El pasado 14 de octubre el president de la Generalitat, Artur Mas, comparecía ante los medios de comunicación reconociendo la imposibilidad de seguir adelante con la consulta amparada en el decreto del parlamento autonómico. Esta convocatoria quedaba abortada al ser recurrida la ley ante el Tribunal Constitucional por el Gobierno central. Ese mismo día, Mas anuncia que la ciudadanía catalana podrá votar en una consulta alternativa, con la doble pregunta formulada, constituyendo las mesas electorales con voluntarios y sin garantías legales. La idea anunciada es realizar un sucedáneo en locales propios, en todos los municipios catalanes con “miles de mesas de votación”. Además de con unas 20.000 personas voluntarias, también esperan contar con el apoyo de asociaciones civiles, especialmente la Asamblea Nacional Catalana y Òmnium Cultural.
Las reacciones no se han hecho esperar y los distintos actores políticos ya han mostrado sus cartas. Desde la petición de declaración unilateral de independencia de Esquerra Republicana de Catalunya (ERC) o la convocatoria de “elecciones plebiscitarias”, donde el president quiere una lista unitaria con los republicanos encabezada por él mismo. El líder de Unió, Durán i Lleida, ha iniciado contactos con el Partit Socialista de Cataluña (PSC), para aislar a ERC. El presidente Rajoy ve una oportunidad para que se imponga “el criterio del diálogo y la ley”, a pesar de que, que se sepa, no se está dando ningún tipo de contacto entre administraciones.

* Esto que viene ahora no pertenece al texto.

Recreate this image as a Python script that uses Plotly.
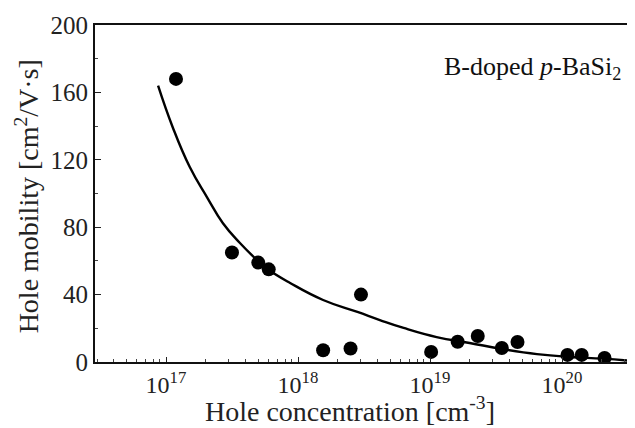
import plotly.graph_objects as go

# data points (hole concentration cm^-3, hole mobility cm2/Vs)
conc = [1.19e17, 3.16e17, 5.0e17, 6.0e17, 1.55e18, 2.5e18, 3.0e18, 1.02e19,
        1.62e19, 2.3e19, 3.5e19, 4.6e19, 1.1e20, 1.41e20, 2.1e20]
mobility = [168, 65, 59, 55, 7, 8, 40, 6, 12, 15.4, 8.3, 11.9, 4.2, 4.2, 2.4]

# fitted curve
fit_log_conc = [16.94, 17.05, 17.18, 17.31, 17.43, 17.56, 17.69, 17.78, 17.94, 18.19,
                18.45, 18.62, 18.80, 19.05, 19.30, 19.55, 19.81, 20.06, 20.31, 20.55]
fit_mobility = [164, 139.5, 115.7, 97.9, 82.5, 70.6, 60.5, 54.6, 46.9, 36.8,
                29.7, 24.9, 20.2, 14.8, 11.3, 7.7, 4.7, 3.0, 2.0, 0.5]
fit_conc = [10.0 ** v for v in fit_log_conc]

major_exp = [17, 18, 19, 20]
major_vals = [10.0 ** e for e in major_exp]
major_text = ["10<sup>%d</sup>" % e for e in major_exp]
minor_vals = [float(m) * 10.0 ** e for e in [16, 17, 18, 19, 20] for m in range(2, 10)]

y_ticks = [0, 40, 80, 120, 160, 200]

FONT = "Liberation Serif"

fig = go.Figure()
fig.add_trace(go.Scatter(x=fit_conc, y=fit_mobility, mode="lines",
                         line=dict(color="black", width=2.4, shape="spline", smoothing=1.3),
                         showlegend=False, hoverinfo="skip"))
fig.add_trace(go.Scatter(x=conc, y=mobility, mode="markers",
                         marker=dict(color="black", size=14),
                         showlegend=False))

fig.update_xaxes(type="log", range=[16.462, 20.553],
                 tickvals=major_vals, ticktext=major_text,
                 ticks="inside", ticklen=5, tickwidth=1, tickcolor="#222",
                 minor=dict(tickvals=minor_vals, ticks="inside", ticklen=3, tickcolor="#444"),
                 showline=True, linecolor="#111", linewidth=2, mirror=True,
                 showgrid=False, zeroline=False,
                 tickfont=dict(family=FONT, size=24, color="#222"))
fig.update_yaxes(range=[0, 200], tickvals=y_ticks,
                 ticks="inside", ticklen=6, tickwidth=1, tickcolor="#222",
                 minor=dict(dtick=20, ticks="inside", ticklen=3, tickcolor="#444"),
                 showline=True, linecolor="#111", linewidth=2,
                 showgrid=False, zeroline=False,
                 tickfont=dict(family=FONT, size=25, color="#222"))

fig.add_annotation(text="B-doped <i>p</i>-BaSi<sub>2</sub>", xref="paper", yref="paper",
                   x=0.978, y=0.872, xanchor="right", yanchor="middle", showarrow=False,
                   font=dict(family=FONT, size=26, color="#111"))
fig.add_annotation(text="Hole concentration [cm<sup>-3</sup>]", xref="paper", yref="paper",
                   x=0.472, y=-0.142, xanchor="center", yanchor="middle", showarrow=False,
                   font=dict(family=FONT, size=28, color="#222"))
fig.add_annotation(text="Hole mobility [cm<sup>2</sup>/V·s]", xref="paper", yref="paper",
                   x=-0.125, y=0.49, xanchor="center", yanchor="middle", showarrow=False,
                   textangle=-90, font=dict(family=FONT, size=28, color="#222"))

# page body adds an 8px offset; figure is sized to fill the remaining window
fig.update_layout(width=627, height=420, margin=dict(l=87, r=0, t=17, b=66),
                  paper_bgcolor="white", plot_bgcolor="white")
fig.write_html("out.html")
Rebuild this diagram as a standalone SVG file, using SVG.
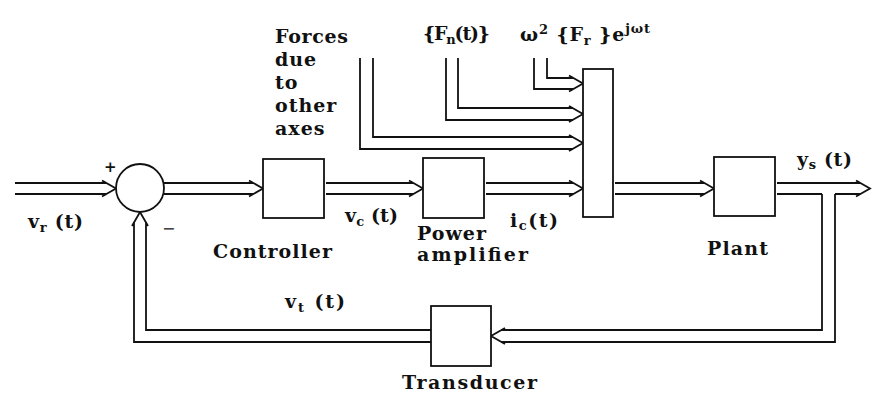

La foto fija en Cataluña a día de hoy: frustración y decepción de los sentimientos de la ciudadanía, ruptura entre el bloque soberanista, falta de diálogo entre el Gobierno central y la Generalitat para encauzar los deseos votar.
¿Cómo abordar ahora esta nueva vuelta de tuerca en la encrucijada? Las posiciones están muy enrocadas y unos y otros apelan a los sentimientos. ¿Qué hacer cómo cristianos y cristianas? Pues no convertirnos en “creyentes aguados”, término que acuñaba el propio papa Francisco para definir a quienes se dicen creyentes pero que no se implican en los cambios y transformaciones de su entorno social. Servir de fermento para encauzar los ánimos hacia las legítimas aspiraciones de la ciudadanía. La política, en sentido amplio, debe facilitar el pacto con las diferentes sensibilidades, que vaya más allá de los partidos políticos y sus siglas. Lo que sucede en Cataluña nos afecta a todos y todas.
Adela Cortina y Victoria Camps, ambas catedráticas de filosofía moral, creen que toca mejorar la democracia, buscar nuevos mecanismos de participación que faciliten nuevos marcos de convivencia y fomenten la justicia social. “Optar por un modelo de Estado u otro no es una exigencia urgente, sino una cuestión importante, que puede y debe plantearse a largo plazo”, sostiene Camps. En el mismo sentido se pronuncia Cortina: “En los últimos tiempos, los debates de nuestro país se centran preferentemente en el modelo de Estado que podemos querer para el futuro próximo: si deseamos una estructura autonómica, autonómica reformada, federal o la disgregación sin más. Naturalmente, la urgencia de discutir sobre estas opciones viene provocada por la inminencia de la consulta catalana y cuanto ella implica, pero es preciso preguntar si el tema por sí mismo es tan urgente o lo es mucho más el de la justicia social”.
La actual polarización dificulta el diálogo sereno, dentro de Cataluña y de Cataluña con el resto del Estado. Hay que enfriar ánimos y emociones. Y crear un clima que permita el diálogo real, del que solo se autoexcluyan los y las extremistas. Las personas cristianas, llegadas a esta tesitura, deberían poner los medios para promover un servicio de concordia, tratando siempre de ser signo de fraternidad.
“Nada es sagrado, excepto las personas y, para los creyentes, también Dios”, puntualiza Adela Cortina. “Las constituciones pueden cambiarse pero, si parece conveniente hacerlo, hay que pensar muy bien hacia dónde se quiere ir”.